--- INSTRUCTIONS TO FOLLOW ---
Locate every line in the material below that has the word "code". Copy each of those lines.

--- RECORDED DATA ---
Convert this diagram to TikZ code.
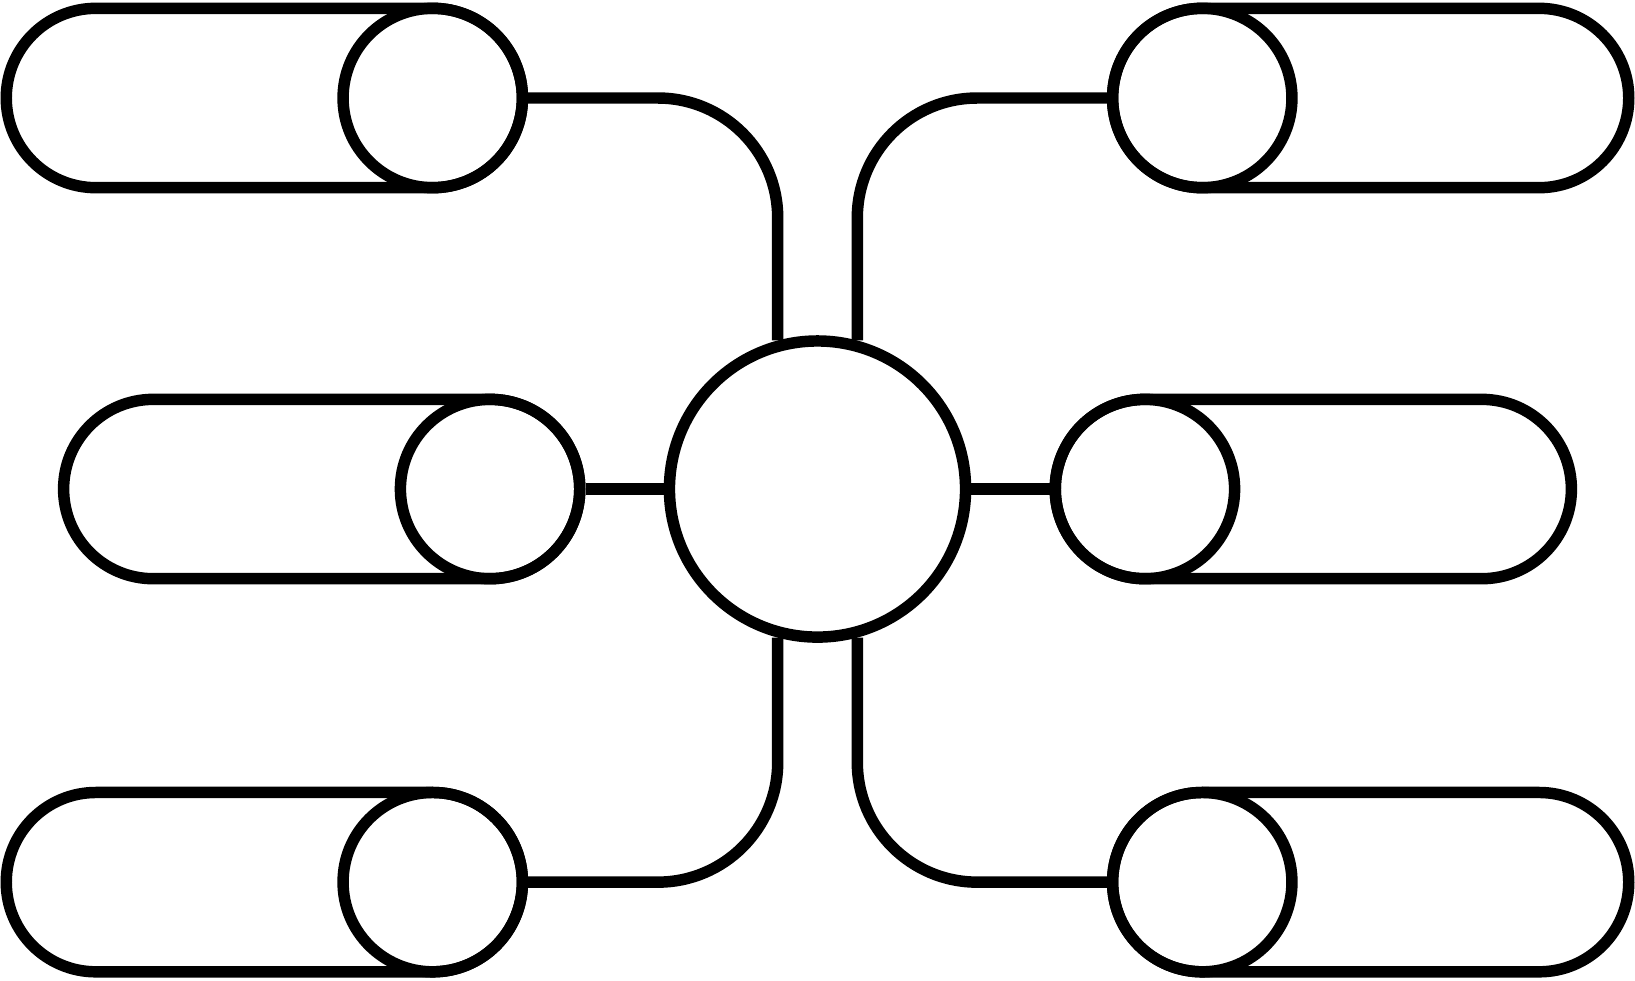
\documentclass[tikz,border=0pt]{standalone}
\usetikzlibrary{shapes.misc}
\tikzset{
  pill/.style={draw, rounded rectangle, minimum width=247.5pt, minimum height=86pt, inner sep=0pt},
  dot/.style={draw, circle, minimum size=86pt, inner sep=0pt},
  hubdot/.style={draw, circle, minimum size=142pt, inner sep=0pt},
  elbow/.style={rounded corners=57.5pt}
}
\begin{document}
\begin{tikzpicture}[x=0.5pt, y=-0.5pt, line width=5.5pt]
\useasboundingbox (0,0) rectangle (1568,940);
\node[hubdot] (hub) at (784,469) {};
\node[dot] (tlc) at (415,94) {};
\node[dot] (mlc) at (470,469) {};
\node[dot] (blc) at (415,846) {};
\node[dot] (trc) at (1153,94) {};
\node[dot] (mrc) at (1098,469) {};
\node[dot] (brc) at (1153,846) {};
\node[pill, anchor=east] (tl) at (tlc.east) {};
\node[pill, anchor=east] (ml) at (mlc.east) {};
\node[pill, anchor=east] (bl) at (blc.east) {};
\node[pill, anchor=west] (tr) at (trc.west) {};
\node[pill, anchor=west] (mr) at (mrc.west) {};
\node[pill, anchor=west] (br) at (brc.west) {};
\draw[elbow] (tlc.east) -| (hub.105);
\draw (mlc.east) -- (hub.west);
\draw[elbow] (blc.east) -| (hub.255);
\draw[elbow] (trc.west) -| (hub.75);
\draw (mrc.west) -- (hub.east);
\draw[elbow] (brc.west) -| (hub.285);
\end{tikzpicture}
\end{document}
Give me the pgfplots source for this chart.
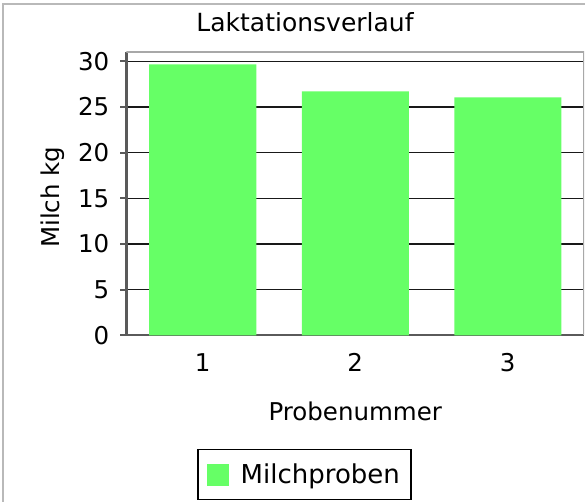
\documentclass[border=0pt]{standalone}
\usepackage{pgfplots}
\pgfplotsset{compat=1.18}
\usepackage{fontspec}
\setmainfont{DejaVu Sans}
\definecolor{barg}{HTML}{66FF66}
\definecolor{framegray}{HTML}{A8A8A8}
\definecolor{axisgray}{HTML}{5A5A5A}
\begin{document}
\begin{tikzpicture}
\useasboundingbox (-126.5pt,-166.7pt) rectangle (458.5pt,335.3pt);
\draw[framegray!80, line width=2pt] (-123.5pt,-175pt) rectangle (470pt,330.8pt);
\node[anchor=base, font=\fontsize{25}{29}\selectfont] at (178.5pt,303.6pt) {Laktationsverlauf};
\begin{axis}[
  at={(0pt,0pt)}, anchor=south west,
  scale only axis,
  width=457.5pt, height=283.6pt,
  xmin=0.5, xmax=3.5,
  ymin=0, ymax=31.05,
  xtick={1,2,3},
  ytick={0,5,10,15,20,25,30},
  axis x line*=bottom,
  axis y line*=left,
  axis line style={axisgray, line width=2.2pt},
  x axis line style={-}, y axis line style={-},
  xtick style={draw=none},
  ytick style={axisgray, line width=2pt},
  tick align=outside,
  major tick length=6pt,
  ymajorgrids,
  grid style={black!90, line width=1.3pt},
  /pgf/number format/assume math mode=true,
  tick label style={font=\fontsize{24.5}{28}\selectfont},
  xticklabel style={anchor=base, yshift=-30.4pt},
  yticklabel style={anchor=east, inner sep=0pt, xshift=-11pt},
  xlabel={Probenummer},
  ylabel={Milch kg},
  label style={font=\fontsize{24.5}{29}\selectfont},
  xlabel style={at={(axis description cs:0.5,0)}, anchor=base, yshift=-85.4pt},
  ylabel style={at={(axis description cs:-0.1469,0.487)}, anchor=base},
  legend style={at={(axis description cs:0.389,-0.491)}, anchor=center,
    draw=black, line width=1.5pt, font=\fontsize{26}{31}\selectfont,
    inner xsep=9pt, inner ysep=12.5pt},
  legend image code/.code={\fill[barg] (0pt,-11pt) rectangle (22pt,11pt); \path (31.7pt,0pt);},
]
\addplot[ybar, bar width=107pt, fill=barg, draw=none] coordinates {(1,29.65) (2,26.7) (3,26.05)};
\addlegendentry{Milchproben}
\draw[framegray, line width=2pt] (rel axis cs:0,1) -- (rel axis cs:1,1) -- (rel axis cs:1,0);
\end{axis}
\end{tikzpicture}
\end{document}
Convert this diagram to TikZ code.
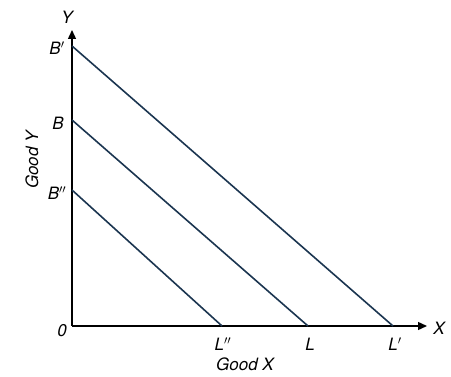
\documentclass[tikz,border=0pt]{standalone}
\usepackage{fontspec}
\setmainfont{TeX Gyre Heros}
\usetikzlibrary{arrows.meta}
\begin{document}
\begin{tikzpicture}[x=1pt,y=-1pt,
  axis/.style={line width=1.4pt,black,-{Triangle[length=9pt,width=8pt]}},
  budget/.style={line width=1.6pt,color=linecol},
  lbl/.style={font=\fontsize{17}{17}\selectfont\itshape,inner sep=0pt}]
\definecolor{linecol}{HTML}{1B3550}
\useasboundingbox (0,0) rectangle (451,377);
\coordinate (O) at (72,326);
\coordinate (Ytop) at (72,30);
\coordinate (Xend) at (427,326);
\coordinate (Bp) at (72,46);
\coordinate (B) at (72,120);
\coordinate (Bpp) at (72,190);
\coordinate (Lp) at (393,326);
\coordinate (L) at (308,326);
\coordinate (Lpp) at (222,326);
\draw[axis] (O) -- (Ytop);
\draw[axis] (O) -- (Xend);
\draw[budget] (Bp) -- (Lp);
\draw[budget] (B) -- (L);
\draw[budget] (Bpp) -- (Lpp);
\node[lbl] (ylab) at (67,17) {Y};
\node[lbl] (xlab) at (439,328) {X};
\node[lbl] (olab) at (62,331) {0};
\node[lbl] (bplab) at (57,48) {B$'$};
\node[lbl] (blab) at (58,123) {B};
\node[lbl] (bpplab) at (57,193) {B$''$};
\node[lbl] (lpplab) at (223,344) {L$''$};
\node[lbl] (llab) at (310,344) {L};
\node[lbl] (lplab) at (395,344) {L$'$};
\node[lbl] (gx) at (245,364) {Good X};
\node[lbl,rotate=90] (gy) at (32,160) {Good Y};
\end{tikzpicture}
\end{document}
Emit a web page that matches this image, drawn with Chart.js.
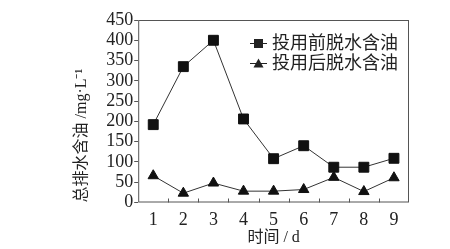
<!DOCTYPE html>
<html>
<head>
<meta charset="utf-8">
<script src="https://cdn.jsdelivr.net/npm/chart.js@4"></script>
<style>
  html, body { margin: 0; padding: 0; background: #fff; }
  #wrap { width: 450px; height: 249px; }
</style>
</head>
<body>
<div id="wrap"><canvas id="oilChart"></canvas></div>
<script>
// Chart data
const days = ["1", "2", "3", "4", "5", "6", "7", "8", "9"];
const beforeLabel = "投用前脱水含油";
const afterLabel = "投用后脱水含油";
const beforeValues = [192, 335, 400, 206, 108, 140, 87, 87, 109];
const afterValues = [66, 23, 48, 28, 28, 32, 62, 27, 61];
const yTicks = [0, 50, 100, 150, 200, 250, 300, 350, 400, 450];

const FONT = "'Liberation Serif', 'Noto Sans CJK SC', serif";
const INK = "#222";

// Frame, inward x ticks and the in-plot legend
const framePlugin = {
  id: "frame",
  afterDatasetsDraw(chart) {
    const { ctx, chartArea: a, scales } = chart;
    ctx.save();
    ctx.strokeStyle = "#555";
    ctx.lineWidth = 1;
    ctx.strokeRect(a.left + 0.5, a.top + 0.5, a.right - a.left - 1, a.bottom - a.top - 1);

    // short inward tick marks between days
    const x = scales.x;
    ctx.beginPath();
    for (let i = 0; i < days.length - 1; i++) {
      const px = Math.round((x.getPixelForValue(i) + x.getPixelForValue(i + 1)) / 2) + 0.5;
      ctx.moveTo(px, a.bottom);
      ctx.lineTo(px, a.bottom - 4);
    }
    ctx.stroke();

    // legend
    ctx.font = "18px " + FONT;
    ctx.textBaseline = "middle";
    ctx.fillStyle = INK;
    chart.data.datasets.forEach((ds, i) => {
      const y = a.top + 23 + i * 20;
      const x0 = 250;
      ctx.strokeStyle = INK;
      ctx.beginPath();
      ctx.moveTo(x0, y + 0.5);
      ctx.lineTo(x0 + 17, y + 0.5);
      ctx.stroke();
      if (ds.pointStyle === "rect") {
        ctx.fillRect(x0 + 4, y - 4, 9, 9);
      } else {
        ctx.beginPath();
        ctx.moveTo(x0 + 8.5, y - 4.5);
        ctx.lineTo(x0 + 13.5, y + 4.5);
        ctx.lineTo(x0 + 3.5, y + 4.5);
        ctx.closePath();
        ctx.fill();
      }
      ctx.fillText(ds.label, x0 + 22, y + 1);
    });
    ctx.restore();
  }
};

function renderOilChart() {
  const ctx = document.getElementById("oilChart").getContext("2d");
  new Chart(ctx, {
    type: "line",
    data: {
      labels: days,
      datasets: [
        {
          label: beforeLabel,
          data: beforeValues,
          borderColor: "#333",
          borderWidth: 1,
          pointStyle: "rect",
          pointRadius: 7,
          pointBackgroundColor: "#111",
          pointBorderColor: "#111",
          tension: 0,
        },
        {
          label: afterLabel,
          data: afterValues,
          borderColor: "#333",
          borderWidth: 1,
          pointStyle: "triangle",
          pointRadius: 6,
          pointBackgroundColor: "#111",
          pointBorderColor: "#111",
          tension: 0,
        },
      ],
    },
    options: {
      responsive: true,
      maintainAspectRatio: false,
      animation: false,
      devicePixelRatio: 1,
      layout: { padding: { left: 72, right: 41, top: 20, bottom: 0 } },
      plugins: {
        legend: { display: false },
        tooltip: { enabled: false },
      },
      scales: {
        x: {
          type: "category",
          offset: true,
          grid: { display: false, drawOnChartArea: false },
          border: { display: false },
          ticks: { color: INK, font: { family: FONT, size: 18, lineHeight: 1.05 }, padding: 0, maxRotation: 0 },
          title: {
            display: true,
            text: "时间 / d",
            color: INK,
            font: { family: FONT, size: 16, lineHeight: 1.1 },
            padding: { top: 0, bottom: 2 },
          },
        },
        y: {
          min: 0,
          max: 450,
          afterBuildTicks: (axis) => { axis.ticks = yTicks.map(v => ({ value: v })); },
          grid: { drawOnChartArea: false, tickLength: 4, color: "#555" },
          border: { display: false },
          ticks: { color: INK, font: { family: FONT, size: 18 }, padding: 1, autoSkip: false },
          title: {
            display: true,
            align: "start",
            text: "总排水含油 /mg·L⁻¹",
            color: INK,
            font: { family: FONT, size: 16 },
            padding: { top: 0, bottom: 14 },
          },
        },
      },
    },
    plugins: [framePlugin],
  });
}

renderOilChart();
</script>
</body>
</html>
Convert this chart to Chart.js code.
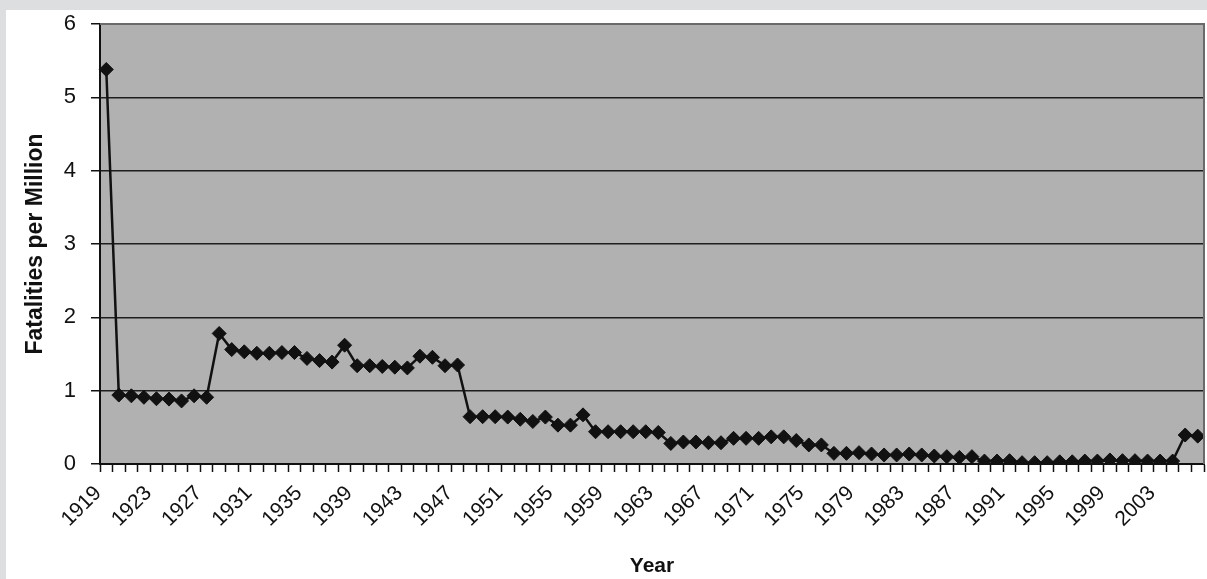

--- RESULT FOR THIS EXERCISE ---
Convert this diagram to TikZ code.
  legend image code/.code={\fill[barg] (0pt,-11pt) rectangle (22pt,11pt); \path (31.7pt,0pt);},
Convert this diagram to TikZ code.
Convert this chart to Chart.js code.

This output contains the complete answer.